Retail has become increasingly polarized, with consumers gravitating toward either end of the retail spectrum. They buy from massive online and warehouse stores for commodity items like appliances, most daily apparel and food staples. They buy from small well-branded niche retailers for discretionary purchases like fashion apparel, luxury goods, specialty recreational equipment and items that help define their lifestyle.

The lesson for the bike industry is simple; sell, stock, display and market differently than old school department stores. Look at what they have done, and do the opposite.

Here are a few specifics for bike retailers: Avoid excessive program buying that makes any one brand dominant in your store making it feel like a generic “brand store”.

Bike brand takeover of independent bike dealers has been an emerging trend because of attractive pricing incentives for dealers, financing of inventory and the marketing strength that the big brands offer the small shops.
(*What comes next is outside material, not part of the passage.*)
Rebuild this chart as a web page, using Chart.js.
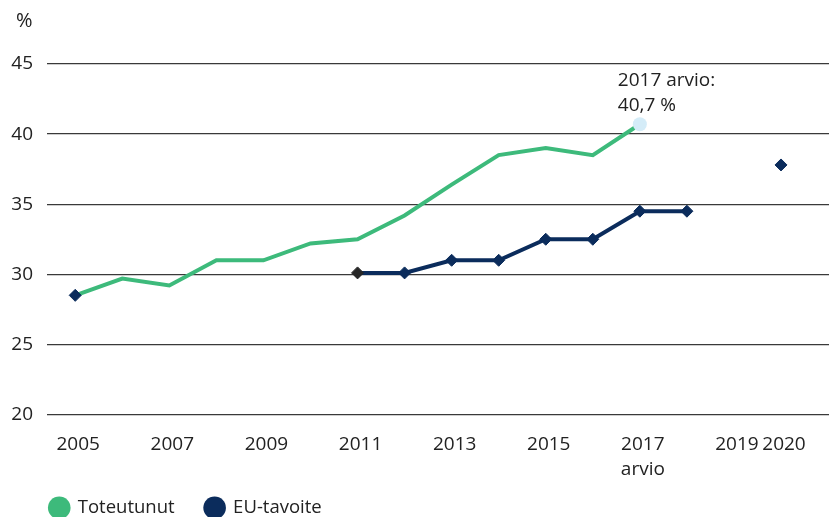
<!DOCTYPE html>
<html>
<head>
<meta charset="utf-8">
<script src="https://cdn.jsdelivr.net/npm/chart.js@4"></script>
<style>
  body { margin: 0; background: #fff; }
</style>
</head>
<body>
<canvas id="chart" width="829" height="517"></canvas>
<script>
var years = [2005, 2006, 2007, 2008, 2009, 2010, 2011, 2012, 2013, 2014, 2015, 2016, 2017, 2018, 2019, 2020];
var toteutunut = [28.5, 29.7, 29.2, 31.0, 31.0, 32.2, 32.5, 34.2, 36.4, 38.5, 39.0, 38.5, 40.7, null, null, null];
var euTavoite = [28.5, null, null, null, null, null, 30.1, 30.1, 31.0, 31.0, 32.5, 32.5, 34.5, 34.5, null, 37.8];
var tickYears = [2005, 2007, 2009, 2011, 2013, 2015, 2017, 2019, 2020];
var yTicks = [20, 25, 30, 35, 40, 45];
var arvioYear = 2017;
var arvioText = ['2017 arvio:', '40,7 %'];

var green = '#3dba7b';
var navy = '#0b2c5c';
var dark = '#262626';
var lightBlue = '#d4ecf8';
var fontName = '"Open Sans", sans-serif';

function points(values) {
    return years.map(function (yr, i) { return { x: yr, y: values[i] }; });
}

// marker per point: only the estimate year gets the light circle
var greenRadius = years.map(function (yr) { return yr === arvioYear ? 7 : 0; });
var navyColors = years.map(function (yr) { return yr === 2011 ? dark : navy; });

var textPlugin = {
    id: 'texts',
    afterDatasetsDraw: function (chart) {
        var ctx = chart.ctx;
        var yScale = chart.scales.y;
        var pt = chart.getDatasetMeta(1).data[years.indexOf(arvioYear)];
        ctx.save();
        ctx.fillStyle = '#222';
        ctx.font = '19px ' + fontName;
        ctx.textAlign = 'left';
        ctx.textBaseline = 'middle';
        ctx.fillText(arvioText[0], pt.x - 22, pt.y - 44);
        ctx.fillText(arvioText[1], pt.x - 22, pt.y - 19);
        ctx.font = '20px ' + fontName;
        ctx.fillText('%', 16, yScale.top - 43);
        ctx.restore();
    }
};

var ctx = document.getElementById('chart').getContext('2d');
var chart = new Chart(ctx, {
    type: 'line',
    data: {
        datasets: [{
            label: 'EU-tavoite',
            data: points(euTavoite),
            borderColor: navy,
            borderWidth: 4,
            pointStyle: 'rectRot',
            pointRadius: 6,
            pointBackgroundColor: navyColors,
            pointBorderColor: navyColors,
            pointBorderWidth: 1,
            spanGaps: false
        }, {
            label: 'Toteutunut',
            data: points(toteutunut),
            borderColor: green,
            borderWidth: 4,
            pointRadius: greenRadius,
            pointBackgroundColor: lightBlue,
            pointBorderColor: lightBlue,
            pointBorderWidth: 0,
            spanGaps: false
        }]
    },
    options: {
        responsive: false,
        animation: false,
        layout: { autoPadding: false, padding: { top: 64, left: 0, right: 0, bottom: -10 } },
        scales: {
            x: {
                type: 'linear',
                min: 2004.4,
                max: 2021.02,
                grid: { display: false },
                border: { display: false },
                afterBuildTicks: function (scale) {
                    scale.ticks = tickYears.map(function (v) { return { value: v }; });
                },
                afterFit: function (scale) {
                    scale.height = 81;
                    scale.paddingLeft = 0;
                    scale.paddingRight = 0;
                },
                ticks: {
                    padding: 9,
                    labelOffset: 3,
                    maxRotation: 0,
                    autoSkip: false,
                    color: '#222',
                    font: { family: fontName, size: 19, lineHeight: 1.35 },
                    callback: function (v) {
                        return v === arvioYear ? [String(v), 'arvio'] : String(v);
                    }
                }
            },
            y: {
                min: 20,
                max: 45,
                afterBuildTicks: function (scale) {
                    scale.ticks = yTicks.map(function (v) { return { value: v }; });
                },
                afterFit: function (scale) { scale.width = 47; },
                grid: { color: '#3a3a3a', lineWidth: 1.2, drawTicks: false },
                border: { display: false },
                ticks: {
                    padding: 14,
                    color: '#222',
                    font: { family: fontName, size: 19 }
                }
            }
        },
        plugins: {
            tooltip: { enabled: false },
            legend: {
                position: 'bottom',
                align: 'start',
                fullSize: false,
                labels: {
                    usePointStyle: true,
                    boxHeight: 16,
                    padding: 3,
                    font: { family: fontName, size: 18.5 },
                    generateLabels: function () {
                        return [
                            { text: 'Toteutunut\u2003\u2002', fillStyle: green, strokeStyle: green, lineWidth: 0, pointStyle: 'circle', fontColor: '#222', datasetIndex: 1 },
                            { text: 'EU-tavoite', fillStyle: navy, strokeStyle: navy, lineWidth: 0, pointStyle: 'circle', fontColor: '#222', datasetIndex: 0 }
                        ];
                    }
                }
            }
        }
    },
    plugins: [textPlugin]
});
</script>
</body>
</html>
These things sound great to a small specialty retailer. Bike brands have sold small independent dealers on the idea of “competing with the big boxes” by aligning with a big bike brand for marketing, financing inventory and even point of sale systems. The problem with that logic is that small specialty retailers don’t need to, and cannot, compete with the big box retailers. Instead, they need to create and maintain an entirely new identity unto themselves. They need to create their own niche, and that takes original thinking and acceptance of risk.
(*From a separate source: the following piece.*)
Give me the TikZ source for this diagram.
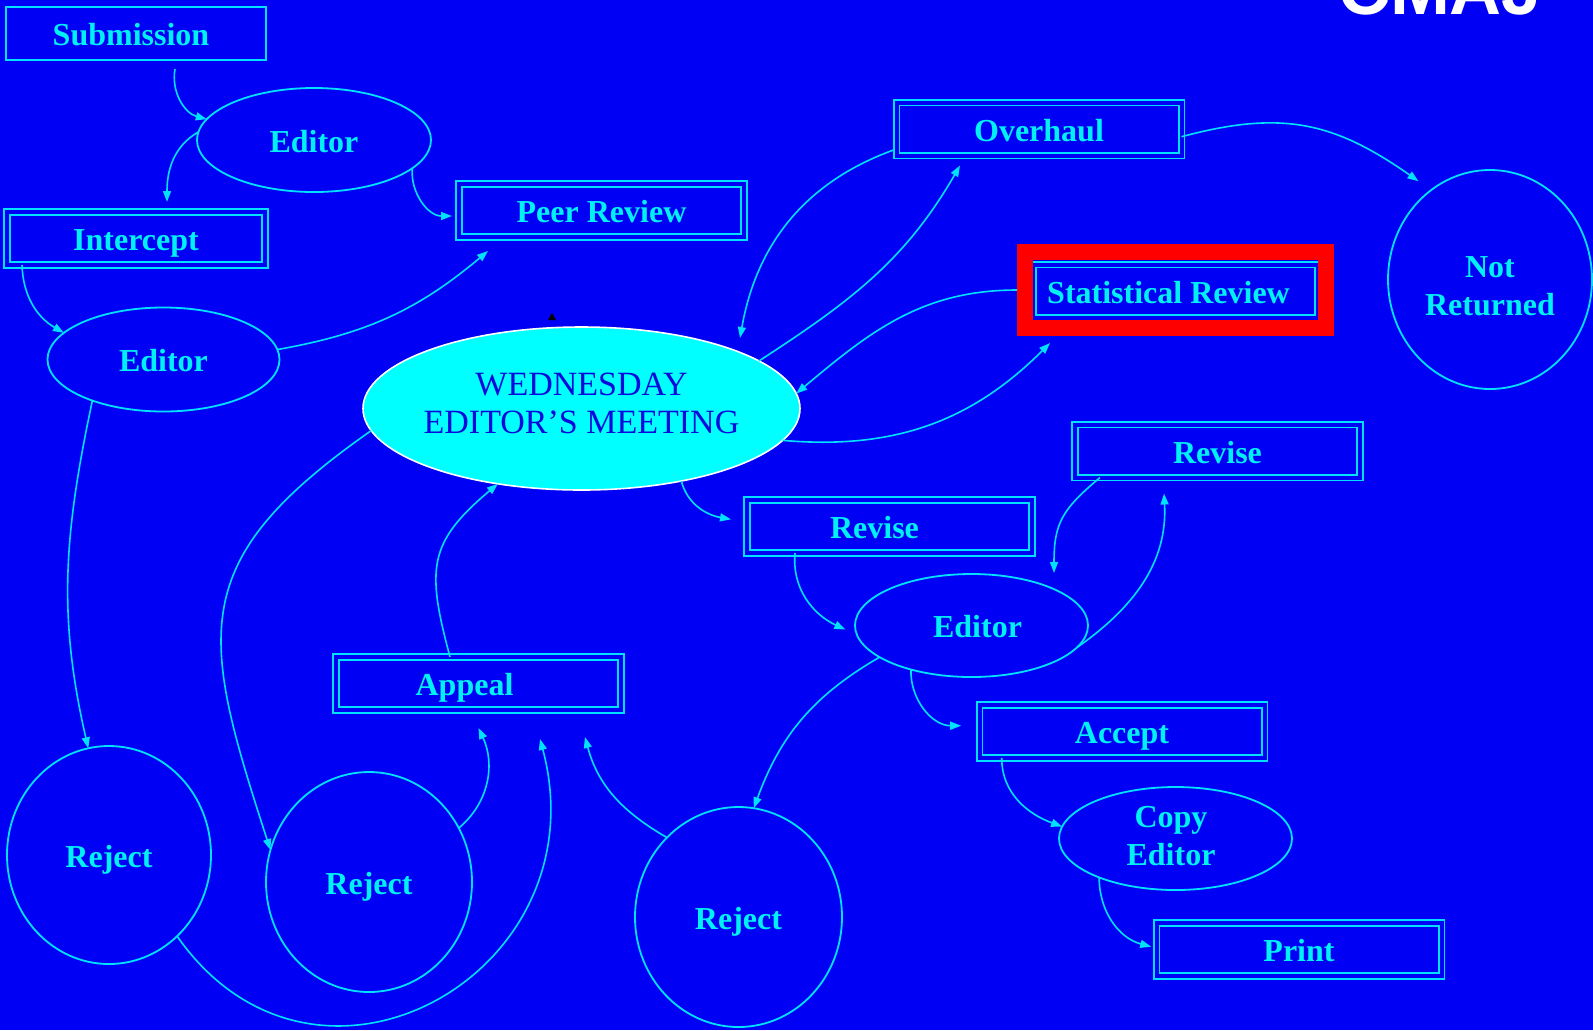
\documentclass[tikz,border=0pt]{standalone}
\usepackage{fontspec}
\setmainfont{Liberation Serif}
\setsansfont{Liberation Sans}
\usetikzlibrary{shapes.geometric,arrows.meta}

\definecolor{bgblue}{RGB}{0,0,245}
\definecolor{lncyan}{RGB}{0,225,255}
\definecolor{txcyan}{RGB}{0,240,245}
\definecolor{meetfill}{RGB}{0,255,255}
\definecolor{meettext}{RGB}{10,10,220}

\begin{document}
\begin{tikzpicture}[x=0.5pt, y=0.5pt]
        \tikzset{
            label/.style={text=txcyan, font=\fontsize{16}{19}\selectfont\bfseries, align=center, inner sep=0pt, outer sep=0pt},
            single/.style={text height=12pt, text depth=0pt},
            box/.style={label, single, rectangle, draw=lncyan, line width=0.9pt, minimum width=130pt, minimum height=26.5pt},
            dbox/.style={label, single, rectangle, draw=lncyan, line width=0.9pt, double=bgblue, double distance=2pt, minimum width=142.5pt, minimum height=26.5pt},
            oval/.style={label, ellipse, draw=lncyan, line width=0.9pt},
            meeting/.style={ellipse, draw=white, fill=meetfill, line width=0.8pt, text=meettext, font=\fontsize{17}{19}\selectfont, align=center, inner ysep=0pt, inner xsep=-30pt, outer sep=0pt, minimum width=218.5pt, minimum height=81.5pt},
            redframe/.style={rectangle, draw=red, line width=8pt, outer sep=4pt, minimum width=150.5pt, minimum height=38pt},
            link/.style={draw=lncyan, line width=0.8pt, -{Triangle[length=5.5pt,width=4pt]}}
        }

        \fill[bgblue] (0,0) rectangle (1593,-1030);
        \useasboundingbox (0,0) rectangle (1593,-1030);

        \begin{scope}
            \clip (0,0) rectangle (1593,-1030);
            \node[anchor=base, text=white, font=\fontsize{36}{36}\sffamily\bfseries] (logo) at (1440,-14) {CMAJ};
        \end{scope}

        \node[box] (sub) at (136,-33.5) {Submission\hspace*{5pt}};
        \node[oval, single, minimum width=117pt, minimum height=52pt] (edA) at (314,-140) {Editor};
        \node[dbox, minimum width=129pt] (icp) at (136,-238.5) {Intercept};
        \node[dbox] (peer) at (601.5,-210.5) {Peer Review};
        \node[oval, single, minimum width=116pt, minimum height=52pt] (edB) at (163.5,-359.5) {Editor};
        \node[meeting] (meet) at (581.5,-408.5) {WEDNESDAY\\EDITOR’S MEETING\rule[-5pt]{0pt}{5pt}};
        \node[dbox] (ovh) at (1039,-129) {Overhaul};
        \node[dbox] (stat) at (1175.5,-291) {Statistical Review\hspace*{7pt}};
        \node[redframe] (statfr) at (1175.5,-290) {};
        \node[oval, minimum width=102pt, minimum height=109.5pt] (notret) at (1490,-279.5) {\rule{0pt}{17.5pt}Not\\Returned};
        \node[dbox] (revA) at (1217.5,-451) {Revise};
        \node[dbox] (revB) at (889.5,-526.5) {Revise\hspace*{15pt}};
        \node[oval, single, minimum width=116.5pt, minimum height=51.5pt] (edC) at (971.5,-625.5) {\hspace*{6pt}Editor};
        \node[dbox] (app) at (478.5,-683.5) {Appeal\hspace*{14pt}};
        \node[dbox] (acc) at (1122,-731.5) {Accept};
        \node[oval, minimum width=116.5pt, minimum height=51.5pt] (cop) at (1175.5,-838.5) {Copy\hspace*{4.5pt}\\Editor\hspace*{4.5pt}\rule[-3pt]{0pt}{3pt}};
        \node[dbox] (prt) at (1299,-949.5) {Print};
        \node[oval, single, minimum width=102pt, minimum height=109pt] (rejA) at (109,-855) {Reject};
        \node[oval, single, minimum width=103pt, minimum height=110pt] (rejB) at (369,-882) {Reject};
        \node[oval, single, minimum width=103.5pt, minimum height=110pt] (rejC) at (738.5,-917) {Reject};

        \fill[black] (548,-320) -- (556,-320) -- (552,-313) -- cycle;

        \draw[link] ([xshift=19.5pt,yshift=-4.5pt]sub.south) to[out=260,in=165] (edA.169);
        \draw[link] (edA.176) to[out=210,in=90] ([xshift=15.5pt,yshift=5pt]icp.north);
        \draw[link] (edA.-16) to[out=265,in=180] ([xshift=-3.5pt,yshift=-2.75pt]peer.west);
        \draw[link] ([xshift=7.5pt]icp.south west) to[out=272,in=150] (edB.165);
        \draw[link] (edB.5) to[out=10,in=220] ([xshift=-56.75pt,yshift=-7pt]peer.south);
        \draw[link] (edB.210) to[out=258,in=103] (rejA.101);
        \draw[link] (meet.186) to[out=215,in=108,looseness=1.35] (rejB.162);
        \draw[link] (rejA.-50) to[out=-55,in=-75,looseness=1.5] ([xshift=30.75pt,yshift=-14.5pt]app.south);
        \draw[link] (rejB.31) to[out=40,in=-65] ([yshift=-9pt]app.south);
        \draw[link] (rejC.132) to[out=150,in=-75] ([xshift=53.25pt,yshift=-13.5pt]app.south);
        \draw[link] ([xshift=-14.25pt]app.north) to[out=105,in=220,looseness=1.3] (meet.222);
        \draw[link] (meet.-36) to[out=285,in=170] ([xshift=-8pt,yshift=3.6pt]revB.west);
        \draw[link] ([xshift=-47.25pt]revB.south) to[out=265,in=155] ([xshift=-5pt]edC.182);
        \draw[link] (edC.-12) to[out=35,in=-87] ([xshift=-26.75pt,yshift=-8pt]revA.south);
        \draw[link] ([xshift=-58.75pt]revA.south) to[out=220,in=90,looseness=1.2] ([xshift=41.25pt,yshift=0.5pt]edC.north);
        \draw[link] (edC.216) to[out=268,in=180] ([xshift=-9.15pt,yshift=2.9pt]acc.west);
        \draw[link] (edC.199) to[out=210,in=70] (rejC.82);
        \draw[link] ([xshift=-60.15pt]acc.south) to[out=270,in=160] (cop.174);
        \draw[link] (cop.207) to[out=270,in=165] ([xshift=-2.65pt,yshift=1.4pt]prt.west);
        \draw[link] (meet.15) to[out=33,in=240] ([xshift=-39.5pt,yshift=-5pt]ovh.south);
        \draw[link] ([xshift=-1.5pt,yshift=-10.5pt]ovh.west) to[out=200,in=80] ([xshift=79.25pt,yshift=-5.5pt]meet.north);
        \draw[link] ([yshift=-3.85pt]ovh.east) to[out=15,in=145,looseness=1.1] ([shift={(-4.4pt,6pt)}]notret.126);
        \draw[link] (statfr.west) to[out=180,in=40] (meet.4);
        \draw[link] (meet.-9) to[out=-5,in=225] ([xshift=-62.75pt,yshift=-3.5pt]statfr.south);
    \end{tikzpicture}
\end{document}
If there is a singular lesson it is: If the big box retailers are doing something, then the small independent bike shops should invent another approach. Small specialty bike shops should capitalize on their small size by remaining nimble with inventory, rapidly adaptive to trends and constantly changing their merchandising to reflect their position at the leading edge of the sport. They also need to be honest about the structural elements of their business. Are they located in an area where cyclists live, ride and shop? Does the local population use specialty retailers? Are they near other niche-category specialty retailers?

Finally, the small specialty bike shop needs to exploit the great equalizer of modern commerce, the Internet. This doesn’t necessarily mean having a shopping cart experience online, but it does mean presenting products that are unique and branding themselves by communicating a unique voice that reinforces expertise, candor and authority.

It’s possible for the small bicycle retailer to succeed, and some continue to, but the rules have changed and continue to change quickly enough that doing the same old thing will earn a retailer the same destiny as once-great retail giants Sears, Macy’s and JC Penney.